The danger with both films is that they risk trivialising the events they depict and becoming patronising towards their own protagonists. At times, I, Tonya comes close to caricaturing Harding in exactly the same way that the media did at the time of the Nancy Kerrigan scandal.

She’s the uneducated, trailer trash skater whose antics make her the butt of the joke. Thankfully, Robbie brings such passion and drive to the role that she transcends the film’s more garishly cartoonish elements. Like her mother, she’s a fighter. If Jeff hits her, she’ll hit back. Her most likeable quality is the way that she always rolls with the punches. Harding has already given the movie her blessing.

The scheme to nobble Nancy Kerrigan was poorly thought out and even more poorly executed. Gillespie and screenwriter Steven Rogers cast no new light whatsoever on an incident which even now, 30 years later, remains shrouded in ambiguity.
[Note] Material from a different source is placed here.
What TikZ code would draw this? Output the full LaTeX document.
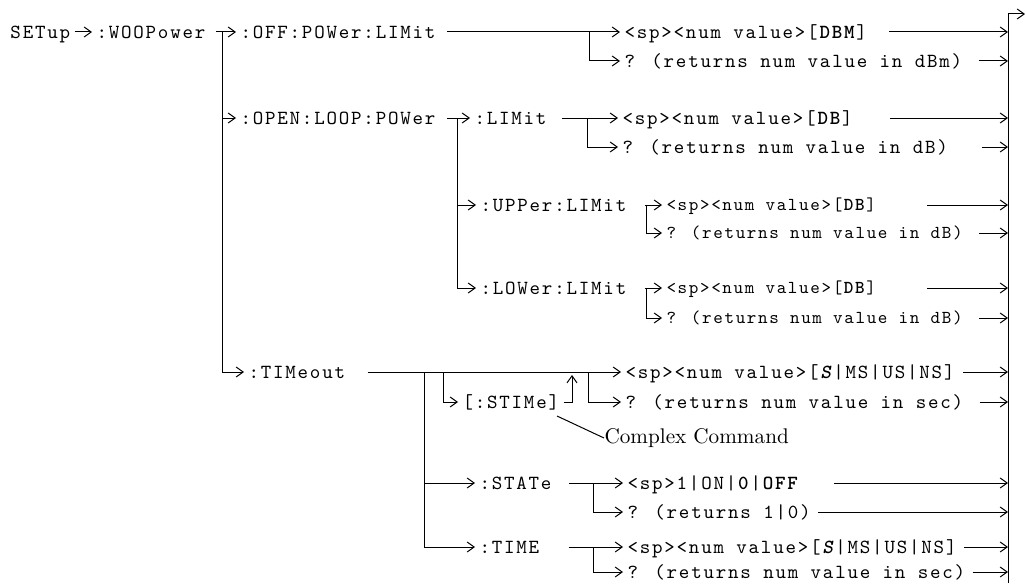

The question of whether Harding actually realised her husband’s dim-witted henchmen were planning the attack on her rival has never been satisfactorily resolved. Jeff implicated her and she made a partial admission to knowing more than she let on.

It seems very doubtful, though, that she intended any physical harm to befall her rival. The incident made her one of the most famous people on the planet and provided the media with a scandal they found irresistible – and Kerrigan recovered in time for the Olympics anyway.

I, Tonya doesn’t pretend to be investigative journalism. The Rashomon-effect is at work here. As in the classic Japanese movie, the truth is relative. Different witnesses tell the same story in very different ways.

What does emerge from every account is that Tonya Harding was a force of nature, single-minded, very tough and always ready to keep on fighting, even if she had the fatalistic view that people from her background simply weren’t allowed to become winners. The greatest irony, though, is that even in disgrace and defeat, she is far better remembered today than any of her other rivals.

I, Tonya hits UK cinemas 23 February.